It took the U.S. Court of Appeals for the 9th Circuit to bring a U.S. Supreme Court decision of 2002 into focus. The liberal 9th decided that the High Court’s ruling that juries, not judges, must decide between life and death in capital cases is retroactive, and the hell with stare decisis. The 9th majority Judge Sidney Thomas declared the Supreme decision “altered the fundamental bedrock principles applicable to capital murder trials,” and then Judge Thomas and his majority judges decided to alter the bedrock even more by ruling that the decision applies to cases already decided and to more than a hundred prisoners awaiting executions in the Western States.
The 9th ruling applies for now to Arizona, Idaho and Montana, the three states that have used judges-only sentencing in capital cases. Montana since has changed its procedure to follow the High Court’s mandate, but has half a dozen cases left over from the old established way.
The argument had been that for judges to render decisions between life imprisonment or death they were frequently required to consider facts, the verification of which lies within a jury’s purview.
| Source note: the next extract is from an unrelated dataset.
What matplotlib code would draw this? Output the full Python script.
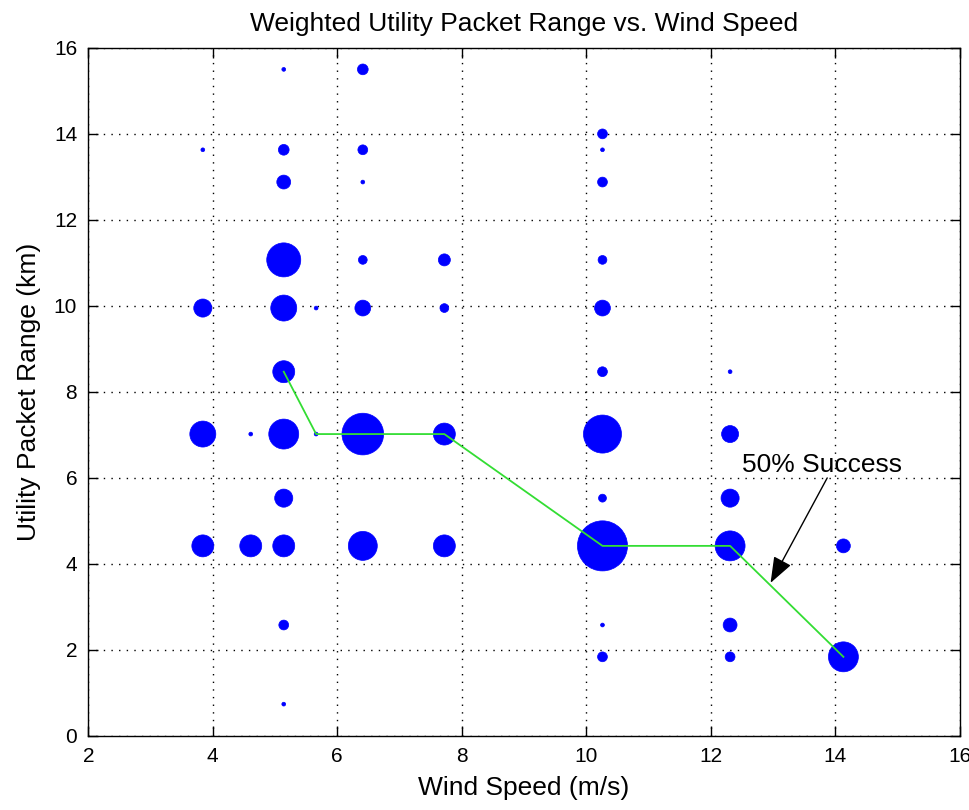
import matplotlib
matplotlib.use("Agg")
import matplotlib.pyplot as plt

plt.rcParams['font.family'] = ['Liberation Sans', 'DejaVu Sans']

# wind speed columns (m/s), range levels (km) and the weight of each point
wind = [3.84, 3.84, 3.84, 3.84,
        4.61, 4.61,
        5.14, 5.14, 5.14, 5.14, 5.14, 5.14, 5.14, 5.14, 5.14, 5.14, 5.14,
        5.66, 5.66,
        6.41, 6.41, 6.41, 6.41, 6.41, 6.41, 6.41,
        7.72, 7.72, 7.72, 7.72,
        10.26, 10.26, 10.26, 10.26, 10.26, 10.26, 10.26, 10.26, 10.26, 10.26, 10.26,
        12.31, 12.31, 12.31, 12.31, 12.31, 12.31,
        14.13, 14.13]
rng = [13.63, 9.95, 7.02, 4.42,
       7.02, 4.42,
       15.5, 13.63, 12.88, 11.07, 9.95, 8.47, 7.02, 5.53, 4.42, 2.58, 0.74,
       9.95, 7.02,
       15.5, 13.63, 12.88, 11.07, 9.95, 7.02, 4.42,
       11.07, 9.95, 7.02, 4.42,
       14.0, 13.63, 12.88, 11.07, 9.95, 8.47, 7.02, 5.53, 4.42, 2.58, 1.84,
       8.47, 7.02, 5.53, 4.42, 2.58, 1.84,
       4.42, 1.84]
weight = [0.15, 3.4, 7.0, 5.0,
          0.15, 5.0,
          0.15, 1.2, 2.0, 12.0, 7.0, 5.0, 9.3, 3.4, 5.0, 1.0, 0.15,
          0.15, 0.15,
          1.2, 1.0, 0.15, 0.8, 2.6, 18.0, 8.7,
          1.5, 0.8, 5.0, 5.0,
          1.0, 0.15, 1.0, 0.8, 2.6, 1.0, 15.0, 0.65, 26.0, 0.15, 1.0,
          0.15, 3.0, 3.4, 9.3, 2.0, 1.0,
          2.0, 9.3]

# 50% success curve
curve_x = [5.14, 5.66, 7.72, 10.26, 12.31, 14.13]
curve_y = [8.47, 7.02, 7.02, 4.42, 4.42, 1.84]

fig = plt.figure(figsize=(9.7, 8.1), dpi=100)
ax = fig.add_axes([0.091, 0.0914, 0.8985, 0.8495])

ax.scatter(wind, rng, s=[w * 50 for w in weight], c='#0000ff',
           edgecolors='#0000ff', linewidths=0.5, zorder=3)
ax.plot(curve_x, curve_y, color='#33dd33', linewidth=1.3, zorder=4)

ax.annotate('', xy=(12.96, 3.56), xytext=(13.87, 6.0),
            arrowprops=dict(arrowstyle='-|>,head_length=1.6,head_width=0.6',
                            color='black', linewidth=1.0, shrinkA=0, shrinkB=0),
            zorder=5)
ax.text(12.5, 6.3, '50% Success', fontsize=19, va='center', ha='left', zorder=5)

ax.set_xlim(2, 16)
ax.set_ylim(0, 16)
ax.set_xticks(range(2, 17, 2))
ax.set_yticks(range(0, 17, 2))
ax.grid(True, color='black', linestyle=(0, (1, 4.5)), linewidth=1.0)
ax.tick_params(direction='in', length=7, width=1, top=True, right=True,
               labelsize=15, pad=8)
for sp in ax.spines.values():
    sp.set_linewidth(1.0)

ax.set_title('Weighted Utility Packet Range vs. Wind Speed', fontsize=19, pad=12)
ax.set_xlabel('Wind Speed (m/s)', fontsize=19, labelpad=7)
ax.set_ylabel('Utility Packet Range (km)', fontsize=19, labelpad=9)

fig.savefig('out.png', dpi=100)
Remember? The jury decides the facts. The judge applies the law, as evidence is adduced, and at trial’s conclusion recites, with a lot of input from the lawyers, how the jury may apply the law to the facts it is weighing. Now, having reached a verdict on the facts, juries are charged with deciding what the law should exact — the penalty phase. A province once that of a judge.
Appeals will argue that the High Court has, as Judge Thomas approvingly states, whacked away a lot of bedrock in arrogating a jurist’s responsibility and handing it to a dozen to wrestle with. Or at least, that those cases already decided should not be overturned retroactively.
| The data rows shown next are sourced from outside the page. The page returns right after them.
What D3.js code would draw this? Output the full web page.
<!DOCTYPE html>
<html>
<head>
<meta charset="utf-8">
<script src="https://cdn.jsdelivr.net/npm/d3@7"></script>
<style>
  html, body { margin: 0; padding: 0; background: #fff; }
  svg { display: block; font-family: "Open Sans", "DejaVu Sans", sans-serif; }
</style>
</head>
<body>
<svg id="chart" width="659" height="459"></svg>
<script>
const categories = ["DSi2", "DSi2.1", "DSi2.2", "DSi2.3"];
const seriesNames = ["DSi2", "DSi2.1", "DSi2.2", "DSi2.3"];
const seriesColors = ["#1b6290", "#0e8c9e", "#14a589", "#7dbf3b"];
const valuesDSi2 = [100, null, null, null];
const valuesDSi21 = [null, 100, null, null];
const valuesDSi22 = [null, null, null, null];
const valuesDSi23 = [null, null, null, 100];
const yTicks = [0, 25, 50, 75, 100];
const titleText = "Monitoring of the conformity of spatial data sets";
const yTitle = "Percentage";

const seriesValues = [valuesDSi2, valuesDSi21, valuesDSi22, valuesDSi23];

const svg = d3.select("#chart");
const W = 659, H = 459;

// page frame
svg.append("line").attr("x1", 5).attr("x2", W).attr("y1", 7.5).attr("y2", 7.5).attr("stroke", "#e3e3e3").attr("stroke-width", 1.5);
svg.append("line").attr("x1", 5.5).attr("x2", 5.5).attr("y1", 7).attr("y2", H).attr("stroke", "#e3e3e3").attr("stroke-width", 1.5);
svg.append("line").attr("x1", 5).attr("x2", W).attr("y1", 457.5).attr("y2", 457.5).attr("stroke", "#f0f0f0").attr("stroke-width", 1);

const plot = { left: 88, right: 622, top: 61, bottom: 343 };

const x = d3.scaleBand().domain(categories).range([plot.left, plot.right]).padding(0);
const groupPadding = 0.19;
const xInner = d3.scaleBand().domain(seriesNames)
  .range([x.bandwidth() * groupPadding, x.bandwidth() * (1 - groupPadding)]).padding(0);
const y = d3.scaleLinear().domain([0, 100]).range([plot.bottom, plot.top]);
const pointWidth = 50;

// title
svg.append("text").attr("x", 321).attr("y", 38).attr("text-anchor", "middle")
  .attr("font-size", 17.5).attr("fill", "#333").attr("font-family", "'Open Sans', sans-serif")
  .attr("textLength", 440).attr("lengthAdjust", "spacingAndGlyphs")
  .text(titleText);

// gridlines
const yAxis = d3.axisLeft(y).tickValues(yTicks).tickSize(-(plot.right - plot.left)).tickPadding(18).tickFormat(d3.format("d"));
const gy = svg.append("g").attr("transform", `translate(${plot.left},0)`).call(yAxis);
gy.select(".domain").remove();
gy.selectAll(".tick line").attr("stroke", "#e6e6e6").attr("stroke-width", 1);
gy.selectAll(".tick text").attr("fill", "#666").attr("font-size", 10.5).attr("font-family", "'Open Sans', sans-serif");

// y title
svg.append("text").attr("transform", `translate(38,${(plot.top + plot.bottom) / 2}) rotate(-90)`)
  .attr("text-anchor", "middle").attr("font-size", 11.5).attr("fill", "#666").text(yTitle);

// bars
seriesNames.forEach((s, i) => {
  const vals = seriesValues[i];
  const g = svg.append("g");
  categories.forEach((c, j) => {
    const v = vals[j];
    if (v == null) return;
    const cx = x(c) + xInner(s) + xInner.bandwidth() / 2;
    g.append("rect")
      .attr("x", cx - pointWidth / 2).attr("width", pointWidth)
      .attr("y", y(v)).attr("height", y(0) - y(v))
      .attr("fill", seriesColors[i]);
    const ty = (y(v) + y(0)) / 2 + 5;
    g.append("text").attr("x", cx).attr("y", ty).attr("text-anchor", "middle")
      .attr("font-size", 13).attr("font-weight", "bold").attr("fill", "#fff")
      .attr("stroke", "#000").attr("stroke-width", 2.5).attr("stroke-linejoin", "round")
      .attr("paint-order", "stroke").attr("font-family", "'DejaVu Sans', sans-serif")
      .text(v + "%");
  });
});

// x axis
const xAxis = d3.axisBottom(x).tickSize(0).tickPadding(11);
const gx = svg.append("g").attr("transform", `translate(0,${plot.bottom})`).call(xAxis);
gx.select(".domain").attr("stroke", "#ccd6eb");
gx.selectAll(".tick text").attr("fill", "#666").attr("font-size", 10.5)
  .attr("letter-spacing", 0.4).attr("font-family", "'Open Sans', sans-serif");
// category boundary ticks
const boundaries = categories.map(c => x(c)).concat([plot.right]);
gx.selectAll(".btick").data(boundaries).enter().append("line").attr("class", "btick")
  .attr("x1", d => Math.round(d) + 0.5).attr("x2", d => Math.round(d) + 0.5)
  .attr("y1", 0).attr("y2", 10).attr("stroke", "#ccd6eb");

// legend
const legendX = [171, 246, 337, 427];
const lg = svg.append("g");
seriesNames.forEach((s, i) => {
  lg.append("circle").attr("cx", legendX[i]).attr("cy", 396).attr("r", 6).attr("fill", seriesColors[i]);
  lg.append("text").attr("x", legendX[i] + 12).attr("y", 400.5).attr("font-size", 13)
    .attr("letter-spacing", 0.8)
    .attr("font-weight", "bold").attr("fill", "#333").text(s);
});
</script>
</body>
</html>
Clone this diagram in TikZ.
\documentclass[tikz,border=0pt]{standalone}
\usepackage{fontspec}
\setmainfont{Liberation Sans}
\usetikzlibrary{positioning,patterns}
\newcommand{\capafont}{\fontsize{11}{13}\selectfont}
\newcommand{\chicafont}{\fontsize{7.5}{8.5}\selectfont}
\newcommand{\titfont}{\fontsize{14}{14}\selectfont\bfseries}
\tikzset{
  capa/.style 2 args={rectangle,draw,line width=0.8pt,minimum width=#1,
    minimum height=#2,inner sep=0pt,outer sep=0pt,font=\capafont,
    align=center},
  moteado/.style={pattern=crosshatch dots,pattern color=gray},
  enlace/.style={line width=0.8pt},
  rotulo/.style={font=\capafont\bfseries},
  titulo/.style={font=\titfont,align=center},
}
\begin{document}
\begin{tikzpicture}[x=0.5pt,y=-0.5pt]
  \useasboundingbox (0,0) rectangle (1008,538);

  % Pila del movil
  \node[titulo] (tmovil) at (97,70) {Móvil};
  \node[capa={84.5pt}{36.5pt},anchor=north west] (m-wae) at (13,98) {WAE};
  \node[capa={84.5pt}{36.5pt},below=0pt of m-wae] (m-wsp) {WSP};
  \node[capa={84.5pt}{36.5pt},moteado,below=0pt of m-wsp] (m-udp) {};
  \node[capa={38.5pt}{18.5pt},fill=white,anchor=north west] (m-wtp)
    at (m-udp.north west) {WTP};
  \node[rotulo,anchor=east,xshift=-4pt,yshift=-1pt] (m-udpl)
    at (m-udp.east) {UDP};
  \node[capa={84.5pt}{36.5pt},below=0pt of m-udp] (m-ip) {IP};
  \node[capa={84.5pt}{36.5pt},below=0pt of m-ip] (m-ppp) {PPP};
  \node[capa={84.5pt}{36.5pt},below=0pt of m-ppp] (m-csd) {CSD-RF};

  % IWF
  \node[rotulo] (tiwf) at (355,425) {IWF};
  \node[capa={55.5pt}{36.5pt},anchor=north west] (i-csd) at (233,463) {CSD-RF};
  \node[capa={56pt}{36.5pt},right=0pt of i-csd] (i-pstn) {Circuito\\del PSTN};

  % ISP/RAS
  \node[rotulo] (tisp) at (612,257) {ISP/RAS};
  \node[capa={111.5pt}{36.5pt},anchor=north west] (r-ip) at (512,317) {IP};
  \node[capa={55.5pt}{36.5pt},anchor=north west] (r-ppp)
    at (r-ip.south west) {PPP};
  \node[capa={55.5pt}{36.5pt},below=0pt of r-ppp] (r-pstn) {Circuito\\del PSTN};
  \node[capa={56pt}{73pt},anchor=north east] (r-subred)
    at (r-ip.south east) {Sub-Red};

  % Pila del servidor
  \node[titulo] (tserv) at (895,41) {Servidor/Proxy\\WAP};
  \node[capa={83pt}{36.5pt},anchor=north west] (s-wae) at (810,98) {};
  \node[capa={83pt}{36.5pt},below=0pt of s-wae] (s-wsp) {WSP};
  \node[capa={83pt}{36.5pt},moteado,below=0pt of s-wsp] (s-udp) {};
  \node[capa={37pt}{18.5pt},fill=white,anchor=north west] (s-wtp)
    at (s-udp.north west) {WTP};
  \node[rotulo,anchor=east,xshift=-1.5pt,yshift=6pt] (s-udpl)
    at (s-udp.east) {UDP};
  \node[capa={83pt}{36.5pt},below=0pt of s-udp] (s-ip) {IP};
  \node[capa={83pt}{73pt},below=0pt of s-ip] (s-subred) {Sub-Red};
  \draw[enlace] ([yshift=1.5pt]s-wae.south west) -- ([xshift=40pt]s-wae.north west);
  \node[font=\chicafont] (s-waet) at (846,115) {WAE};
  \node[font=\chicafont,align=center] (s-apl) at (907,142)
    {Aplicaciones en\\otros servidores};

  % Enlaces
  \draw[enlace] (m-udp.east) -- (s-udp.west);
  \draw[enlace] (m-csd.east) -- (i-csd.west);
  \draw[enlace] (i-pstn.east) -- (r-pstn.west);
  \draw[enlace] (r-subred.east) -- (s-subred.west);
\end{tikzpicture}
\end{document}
To take from one man the decision of life or death and place it in the jury room filled with a dozen raised at the teat of moral relativism certainly increases the chances for defendants to escape the ultimate penalty. Despite all the prior voir dire, among twelve peers these days there are certain to be some, or one, skittish about assessing the ultimate penalty. Scott Crichton, executive director of Montana’s American Civil Liberties Union, said the new ruling “takes us a step closer to the day when the United States will join the civilized nations of the world in outlawing the cruel, inhumane and biased application of the death penalty.”
In other words, the High Court that once had virtually outlawed the death penalty, then reinstated it, is now making that large ship-of-state turn once again. And juries, sometimes given to revolt on facts alone, now have another arrow in the quiver of nullification. As O. J. Simpson pursues the killer of his wife and her friend through the sandtraps of America he may well reflect on the vagaries of leaving fate up to a dozen.
A befuddled District of Columbia jury’s decision in 1982 is still being played out in the federal courts in Washington. The 12 found John Hinckley not guilty by reason of insanity in the shooting of President Reagan and three others in 1981. Hinckley was sent to St. Elizabeths Hospital where doctors began doing what doctors do — cure.
Gradually, Hinckley recovered, his doctors said, got more privileges, acquired a girl friend, began making supervised outings, the theater, bowling. James Brady would not bowl again, and who knows what effect a bullet in the chest had on Mr. Reagan’s subsequent decline.
Now John Hinckley wants a federal judge to allow him a series of 10 unsupervised visits to his parents’ home in Williamsburg, Virginia. Wait a minute. A single Federal District Judge? Should he be allowed to judge the facts here? Where is that jury, the twelve tried and true? This freedom, this restoration, this virtual grant of life. Isn’t it too much to place in the hands of one man?
A silly argument, you say. There are lots of them.